# 140g aquarium



## Age of Aquariums (Apr 13, 2007)

Ok so you might already know that I'm 14 and I have a 10,000g pond, a 55g saltwater FOWLR tank, a 125g reef tank, and 2 10 gallon tanks. Now the pond: It took us a year to build and we are still working on the filtration system, so that was challenging. Why would I say this? Because I am getting ready to hopefully build 2 140g aquariums. I have build a 10g bow-front tank and a 10,000g pond, but this is different. The pond has millions of tons of dirt to keep it from falling apart, and the 10g holds only a max weight of 175lbs. These 140g tanks could be holding 1 ton or more of water, live rock and fish. To make it easy about 1g of water is 10lbs, so 10x140=1400lbs + 200lbs for live rock =1600lbs+140lbs for sand tops =1740lbs aka .75 tons.
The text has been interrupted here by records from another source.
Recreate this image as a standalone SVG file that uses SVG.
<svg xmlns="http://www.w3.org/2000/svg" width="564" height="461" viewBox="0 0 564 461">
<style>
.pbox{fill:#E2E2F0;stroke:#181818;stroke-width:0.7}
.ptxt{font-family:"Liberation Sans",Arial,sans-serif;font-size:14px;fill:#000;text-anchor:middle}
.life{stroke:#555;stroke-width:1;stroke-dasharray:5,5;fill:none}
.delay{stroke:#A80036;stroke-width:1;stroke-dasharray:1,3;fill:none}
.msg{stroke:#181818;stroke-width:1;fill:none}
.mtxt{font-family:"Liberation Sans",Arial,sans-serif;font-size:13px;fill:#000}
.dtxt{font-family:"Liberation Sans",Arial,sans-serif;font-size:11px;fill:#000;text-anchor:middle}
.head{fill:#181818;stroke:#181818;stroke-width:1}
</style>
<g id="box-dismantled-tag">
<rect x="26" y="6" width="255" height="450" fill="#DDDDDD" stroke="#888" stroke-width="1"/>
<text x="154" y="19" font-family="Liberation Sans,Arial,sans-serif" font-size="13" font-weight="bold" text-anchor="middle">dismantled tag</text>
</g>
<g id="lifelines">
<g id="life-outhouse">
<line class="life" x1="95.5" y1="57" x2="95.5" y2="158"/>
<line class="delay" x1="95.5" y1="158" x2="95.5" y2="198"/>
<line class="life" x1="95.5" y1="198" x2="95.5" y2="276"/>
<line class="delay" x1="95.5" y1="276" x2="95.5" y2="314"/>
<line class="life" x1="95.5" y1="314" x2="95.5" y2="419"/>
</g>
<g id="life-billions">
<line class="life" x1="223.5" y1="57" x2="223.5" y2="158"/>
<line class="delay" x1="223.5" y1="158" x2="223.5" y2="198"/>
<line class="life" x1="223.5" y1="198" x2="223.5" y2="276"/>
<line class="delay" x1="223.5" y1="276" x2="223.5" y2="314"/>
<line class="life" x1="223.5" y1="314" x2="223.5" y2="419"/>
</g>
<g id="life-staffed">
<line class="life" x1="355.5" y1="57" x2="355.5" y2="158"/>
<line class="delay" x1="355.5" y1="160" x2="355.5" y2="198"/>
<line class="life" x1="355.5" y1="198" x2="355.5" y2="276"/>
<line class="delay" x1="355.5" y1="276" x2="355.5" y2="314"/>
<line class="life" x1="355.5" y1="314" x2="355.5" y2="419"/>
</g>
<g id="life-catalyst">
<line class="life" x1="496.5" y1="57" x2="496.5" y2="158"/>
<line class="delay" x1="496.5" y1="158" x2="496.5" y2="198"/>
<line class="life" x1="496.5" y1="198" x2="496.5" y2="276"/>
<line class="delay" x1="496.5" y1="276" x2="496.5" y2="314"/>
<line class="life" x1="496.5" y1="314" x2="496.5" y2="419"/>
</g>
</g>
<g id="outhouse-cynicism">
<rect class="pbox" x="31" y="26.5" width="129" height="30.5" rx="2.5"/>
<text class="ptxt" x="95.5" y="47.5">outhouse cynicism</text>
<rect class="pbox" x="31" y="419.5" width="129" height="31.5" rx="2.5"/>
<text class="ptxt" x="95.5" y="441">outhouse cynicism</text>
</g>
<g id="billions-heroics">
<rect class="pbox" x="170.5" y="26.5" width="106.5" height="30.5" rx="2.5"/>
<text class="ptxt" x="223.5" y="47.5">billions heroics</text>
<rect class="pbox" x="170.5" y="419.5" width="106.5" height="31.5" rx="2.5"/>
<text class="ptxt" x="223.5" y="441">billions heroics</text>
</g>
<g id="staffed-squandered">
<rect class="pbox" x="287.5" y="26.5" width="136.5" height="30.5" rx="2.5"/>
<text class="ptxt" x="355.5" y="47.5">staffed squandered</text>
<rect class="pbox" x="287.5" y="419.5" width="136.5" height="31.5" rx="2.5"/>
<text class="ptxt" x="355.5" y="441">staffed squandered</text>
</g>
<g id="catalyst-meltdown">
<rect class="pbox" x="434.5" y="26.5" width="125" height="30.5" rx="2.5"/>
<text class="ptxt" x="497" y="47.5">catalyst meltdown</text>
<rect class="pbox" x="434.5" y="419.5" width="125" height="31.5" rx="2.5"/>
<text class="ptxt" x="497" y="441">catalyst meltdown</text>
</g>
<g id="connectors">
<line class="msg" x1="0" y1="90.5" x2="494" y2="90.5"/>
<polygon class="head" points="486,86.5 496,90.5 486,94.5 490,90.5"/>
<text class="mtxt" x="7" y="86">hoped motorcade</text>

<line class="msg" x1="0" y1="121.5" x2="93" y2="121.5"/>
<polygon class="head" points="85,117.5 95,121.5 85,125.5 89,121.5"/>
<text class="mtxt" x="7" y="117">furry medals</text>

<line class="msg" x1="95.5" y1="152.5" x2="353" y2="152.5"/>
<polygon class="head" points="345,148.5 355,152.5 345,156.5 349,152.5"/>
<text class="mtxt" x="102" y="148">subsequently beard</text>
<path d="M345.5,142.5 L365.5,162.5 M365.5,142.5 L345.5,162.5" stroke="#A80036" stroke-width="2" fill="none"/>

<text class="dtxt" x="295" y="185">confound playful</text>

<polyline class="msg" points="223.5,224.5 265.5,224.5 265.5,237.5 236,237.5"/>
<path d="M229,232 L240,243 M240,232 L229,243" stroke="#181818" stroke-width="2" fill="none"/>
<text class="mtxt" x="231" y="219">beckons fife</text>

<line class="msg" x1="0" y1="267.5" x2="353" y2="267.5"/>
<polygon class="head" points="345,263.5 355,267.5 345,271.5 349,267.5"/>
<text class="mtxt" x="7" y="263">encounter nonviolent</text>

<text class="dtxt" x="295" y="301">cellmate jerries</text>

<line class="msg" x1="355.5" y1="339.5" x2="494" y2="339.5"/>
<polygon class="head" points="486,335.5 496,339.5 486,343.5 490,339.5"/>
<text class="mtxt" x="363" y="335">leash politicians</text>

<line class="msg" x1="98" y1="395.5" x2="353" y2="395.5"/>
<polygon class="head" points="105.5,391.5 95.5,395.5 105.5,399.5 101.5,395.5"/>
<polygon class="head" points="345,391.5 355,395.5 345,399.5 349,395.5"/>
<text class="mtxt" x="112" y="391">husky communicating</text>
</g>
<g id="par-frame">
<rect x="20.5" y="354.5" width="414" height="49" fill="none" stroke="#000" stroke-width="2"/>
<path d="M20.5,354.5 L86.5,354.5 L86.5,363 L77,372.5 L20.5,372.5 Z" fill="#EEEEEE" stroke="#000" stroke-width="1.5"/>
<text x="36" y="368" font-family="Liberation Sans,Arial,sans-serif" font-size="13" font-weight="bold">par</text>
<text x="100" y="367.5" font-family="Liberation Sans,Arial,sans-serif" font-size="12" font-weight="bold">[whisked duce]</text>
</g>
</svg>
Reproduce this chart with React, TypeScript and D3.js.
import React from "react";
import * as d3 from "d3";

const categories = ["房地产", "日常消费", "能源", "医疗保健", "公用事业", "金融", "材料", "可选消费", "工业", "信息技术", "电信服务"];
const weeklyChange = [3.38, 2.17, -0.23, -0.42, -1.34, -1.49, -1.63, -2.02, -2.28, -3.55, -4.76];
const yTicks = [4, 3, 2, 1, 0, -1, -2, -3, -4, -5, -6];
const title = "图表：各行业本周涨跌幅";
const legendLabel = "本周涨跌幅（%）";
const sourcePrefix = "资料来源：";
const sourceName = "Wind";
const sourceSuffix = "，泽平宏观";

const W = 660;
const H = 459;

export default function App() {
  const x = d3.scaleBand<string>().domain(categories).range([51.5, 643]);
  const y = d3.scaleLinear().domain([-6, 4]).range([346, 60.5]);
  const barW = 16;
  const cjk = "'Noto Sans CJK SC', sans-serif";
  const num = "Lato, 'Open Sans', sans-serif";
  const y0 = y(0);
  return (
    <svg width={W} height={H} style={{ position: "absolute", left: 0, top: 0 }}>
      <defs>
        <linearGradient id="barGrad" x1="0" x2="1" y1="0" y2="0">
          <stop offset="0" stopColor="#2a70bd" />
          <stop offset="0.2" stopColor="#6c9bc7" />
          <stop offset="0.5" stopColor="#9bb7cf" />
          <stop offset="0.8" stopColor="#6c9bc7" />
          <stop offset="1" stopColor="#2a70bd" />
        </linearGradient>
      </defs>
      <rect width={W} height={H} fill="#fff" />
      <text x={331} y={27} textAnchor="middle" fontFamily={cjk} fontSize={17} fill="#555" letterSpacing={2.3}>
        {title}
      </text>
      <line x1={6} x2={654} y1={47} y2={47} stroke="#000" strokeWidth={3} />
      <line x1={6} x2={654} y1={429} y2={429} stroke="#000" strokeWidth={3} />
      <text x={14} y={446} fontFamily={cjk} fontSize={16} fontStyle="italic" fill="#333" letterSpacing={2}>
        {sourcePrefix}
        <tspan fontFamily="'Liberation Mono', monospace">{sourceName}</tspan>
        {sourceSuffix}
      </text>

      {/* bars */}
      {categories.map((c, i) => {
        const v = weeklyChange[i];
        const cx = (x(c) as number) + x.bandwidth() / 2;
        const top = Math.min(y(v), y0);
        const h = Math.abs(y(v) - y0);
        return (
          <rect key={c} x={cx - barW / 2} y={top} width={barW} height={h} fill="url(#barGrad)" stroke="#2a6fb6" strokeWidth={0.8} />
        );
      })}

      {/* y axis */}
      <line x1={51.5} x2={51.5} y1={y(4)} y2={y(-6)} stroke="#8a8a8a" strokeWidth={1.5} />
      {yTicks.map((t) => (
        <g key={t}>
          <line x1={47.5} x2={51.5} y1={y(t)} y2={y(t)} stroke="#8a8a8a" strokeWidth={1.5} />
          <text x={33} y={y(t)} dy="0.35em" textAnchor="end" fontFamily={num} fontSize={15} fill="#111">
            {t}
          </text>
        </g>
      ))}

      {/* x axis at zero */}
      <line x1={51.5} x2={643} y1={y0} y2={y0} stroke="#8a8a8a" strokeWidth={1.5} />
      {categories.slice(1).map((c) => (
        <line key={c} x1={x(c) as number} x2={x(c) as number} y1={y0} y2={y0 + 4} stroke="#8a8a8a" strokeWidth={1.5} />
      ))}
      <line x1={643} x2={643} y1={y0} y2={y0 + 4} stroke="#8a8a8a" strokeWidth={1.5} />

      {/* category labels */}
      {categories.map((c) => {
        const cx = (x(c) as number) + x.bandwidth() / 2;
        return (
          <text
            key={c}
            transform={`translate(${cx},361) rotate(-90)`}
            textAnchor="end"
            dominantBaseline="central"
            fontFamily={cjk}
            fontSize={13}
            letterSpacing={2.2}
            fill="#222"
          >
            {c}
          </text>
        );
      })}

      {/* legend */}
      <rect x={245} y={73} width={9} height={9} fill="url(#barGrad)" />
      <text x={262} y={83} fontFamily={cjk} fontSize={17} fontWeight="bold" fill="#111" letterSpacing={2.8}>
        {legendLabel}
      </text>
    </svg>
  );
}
I will post pictures once I start (If I can start) I probably won't post the pictures for a while because the cost of the tank is alot so I need to save up.


----------



## Age of Aquariums (Apr 13, 2007)

It will cost me at least $200 per tank, so it might be a while.


----------



## Gump (Oct 26, 2006)

IMO its a waste of time and money to build any tank 300 gallons or less. If you know where to look you can get a 135 gallon tank for 200 bucks.


----------